Arcot signaled Morey, who had come into the control room, to take over the controls of the ship. “Head out into space, Morey. I want to find out why Torlos pulled that last stunt. Wade, will you put a new tube in the invisibility unit?"
"Sure,” Wade replied. “By the way, what happened back there? We were surprised as the very devil to hear you yelling for help; everything seemed peaceful up to then."
Arcot flexed his bruised hands and grinned ruefully. “Plenty happened.” He went on to explain to Wade and Fuller what had happened in their meeting with the Satorian Commander.
"Nice bunch of people to deal with,” Wade said caustically. “They tried to get everything and lost it all. We would have given them plenty if they'd been decent about it. But what sort of war is this that the people of these two planets are carrying on, anyway?"
"That's the question I intend to settle,” replied Arcot. “We haven't had an opportunity to talk to Torlos yet.

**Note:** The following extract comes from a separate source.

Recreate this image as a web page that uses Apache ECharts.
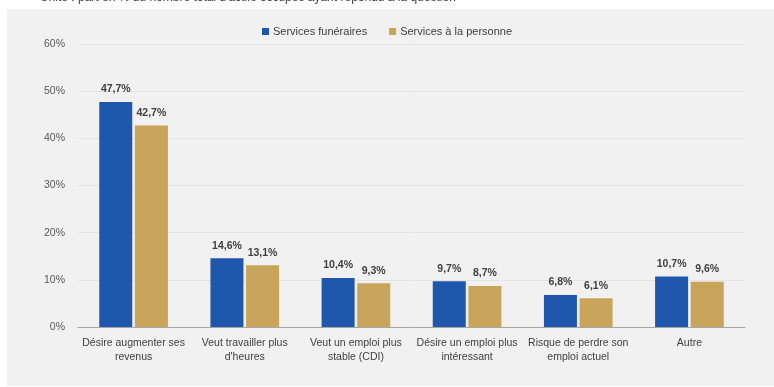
<!DOCTYPE html>
<html>
<head>
<meta charset="utf-8">
<script src="https://cdn.jsdelivr.net/npm/echarts@6/dist/echarts.min.js"></script>
<style>
  html, body { margin: 0; padding: 0; background: #ffffff; }
  #chart { width: 774px; height: 387px; }
</style>
</head>
<body>
<div id="chart"></div>
<script>
// Raisons de rechercher un autre emploi, par secteur (part en %)
const categories = [
  'Désire augmenter ses\nrevenus',
  'Veut travailler plus\nd\'heures',
  'Veut un emploi plus\nstable (CDI)',
  'Désire un emploi plus\nintéressant',
  'Risque de perdre son\nemploi actuel',
  'Autre'
];
const seriesNames = ['Services funéraires', 'Services à la personne'];
const funeraires = [47.7, 14.6, 10.4, 9.7, 6.8, 10.7];
const personne = [42.7, 13.1, 9.3, 8.7, 6.1, 9.6];
const yTicks = [0, 10, 20, 30, 40, 50, 60];
const subtitle = 'Unité : part en % du nombre total d\'actifs occupés ayant répondu à la question';

const FONT = '"Liberation Sans", "DejaVu Sans", sans-serif';
const fmt = v => v.toFixed(1).replace('.', ',') + '%';

const chart = echarts.init(document.getElementById('chart'));
chart.setOption({
  backgroundColor: '#ffffff',
  animation: false,
  graphic: [
    { type: 'rect', left: 7, top: 9, shape: { width: 767, height: 377 },
      style: { fill: '#f1f1f1' }, z: -10 },
    { type: 'text', left: 40, top: -8,
      style: { text: subtitle, font: '12px ' + FONT, fill: '#404040' } }
  ],
  legend: {
    data: seriesNames,
    top: 21,
    left: 'center',
    itemWidth: 7,
    itemHeight: 7,
    itemGap: 22,
    icon: 'rect',
    textStyle: { fontFamily: FONT, fontSize: 11, color: '#404040', padding: [0, 0, 0, -1] }
  },
  grid: { left: 78, right: 29, top: 44, bottom: 60, containLabel: false },
  xAxis: {
    type: 'category',
    data: categories,
    axisLine: { lineStyle: { color: '#a6a6a6', width: 1 } },
    axisTick: { show: false },
    axisLabel: {
      interval: 0, fontFamily: FONT, fontSize: 10.5, color: '#404040',
      lineHeight: 14, margin: 9
    }
  },
  yAxis: {
    type: 'value',
    min: yTicks[0],
    max: yTicks[yTicks.length - 1],
    interval: 10,
    axisLine: { show: false },
    axisTick: { show: false },
    splitLine: { lineStyle: { color: '#e3e3e3', width: 1 } },
    axisLabel: {
      fontFamily: FONT, fontSize: 10.5, color: '#595959', margin: 13,
      formatter: v => v + '%'
    }
  },
  series: [
    {
      name: seriesNames[0], type: 'bar', data: funeraires,
      barWidth: 33, barGap: '8%',
      itemStyle: { color: '#1f57ad' },
      label: { show: true, position: 'top', distance: 7, formatter: p => fmt(p.value),
        fontFamily: FONT, fontSize: 10.5, fontWeight: 'bold', color: '#404040' }
    },
    {
      name: seriesNames[1], type: 'bar', data: personne,
      barWidth: 33,
      itemStyle: { color: '#c9a45b' },
      label: { show: true, position: 'top', distance: 7, formatter: p => fmt(p.value),
        fontFamily: FONT, fontSize: 10.5, fontWeight: 'bold', color: '#404040' }
    }
  ]
});
</script>
</body>
</html>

He had just admitted to me that he was a spy for Nansal when the fun began, and we've been too busy to ask questions ever since. Come on, let's go into the library."
Arcot indicated to Torlos that he was to go with him. Wade and Fuller followed.
When they had all seated themselves, Arcot began the telepathic questioning. “Torlos, why did you force Morey to leave the ray and then destroy the city? You certainly had no reason to kill all the non-combatant women and children in that city, did you? And why, after I told you absolutely not to use the heat beam while we were invisible, did you use the rays on that battleship? You made our invisibility break down and destroyed a tube. Why did you do this?” “I am sorry, man of Earth,” replied Torlos. “I can only say that I did not fully understand the effect the rays would have. I did not know how long we would remain invisible; the thing has been accomplished in our laboratories, but only for fractions of a second, and I feared we might become visible soon. That was one of their latest battleships, equipped with a new secret, and very deadly weapon. I do not know exactly what the weapon is, but I knew that ship could be deadly against us, and I wanted to make sure we were not attacked by it. That is why I used the beam while your ship was invisible.